How do B2B customers judge value?
INSIGHT - HELEN BLAKE
Our last blog, 'Getting the balance right between rational and emotional value', sparked some really interesting conversations with clients.
The consistent theme? B2B customers judge the value they receive from providers primarily by the outcomes they actually realise.
But here's the thing — as customers, we don't experience value as outcomes alone. We experience it as outcomes minus the effort, risk, and friction it took to get there.
Put simply:
Perceived Value = Business Outcomes − (Cost + Time + Effort + Risk)
Providers tend to think: "We delivered the product" or "We gave the customer access to the platform." Meanwhile, the customer is thinking: "Yes, but how hard did we have to work to get any value from it?"
At Futurecurve, we call this the Value Gap. It is especially pronounced when customers are expected to self-serve throughout the engagement process.
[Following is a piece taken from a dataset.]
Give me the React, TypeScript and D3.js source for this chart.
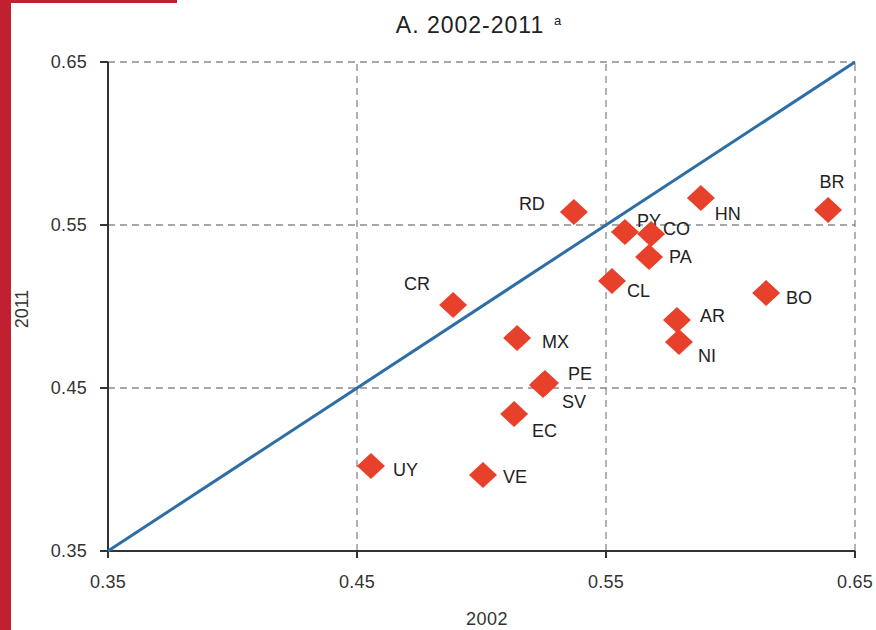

Why self-service changes the value equation
Self-service isn't inherently a bad thing — plenty of us prefer it for the speed, control, and efficiency it offers. But it starts to erode perceived value when it shifts too much of the burden onto the customer.
Think about situations like:
Troubleshooting problems without adequate support
Having to figure out the workflow yourselves
Manually stitching together internal alignment
Carrying the implementation load
Spending more time learning the provider's system than solving your own business problem
There's nothing more frustrating that feeling like unpaid labour — and wondering whether you should be sending them an invoice.
A provider can have a genuinely strong product and still score poorly if the customer walks away thinking:
"It works, but adoption was a nightmare."
"The ROI is there, but only because our team worked around the vendor."
"We bought expertise and got a tool."
"We were promised outcomes and left to assemble them ourselves."
"We wanted a packaged solution and got a bespoke build instead."
Product value versus outcome value
This is a tension we see regularly when working with clients on their customer value propositions. Sales and operational teams tend to define value in terms of what they deliver. Customers, on the other hand, define value by what actually changed for them.
See the comparison:
Closing the Value Gap really matters.
A product or service is only as valuable as the outcome it helps the customer achieve. If getting to that outcome requires significant customer effort, the perceived value gets mentally discounted.
We've all been there: how many times have you abandoned a purchase because it was taking too long or felt unnecessarily complicated?
The questions buyers are really asking
When assessing value, most B2B buyers are working through some version of these questions and serves as a useful checklist to help us close the value gap:
Commercial value Was the spend justified by the results?
Operational value Did this save time, reduce complexity, or improve how we work?
Strategic value Did this help us hit an important business objective?
Relationship value Does this provider help us think, adapt, and solve problems?
Effort required How much work did our team have to put in to see the benefit?
Risk reduction Did this reduce uncertainty, compliance exposure, or delivery risk?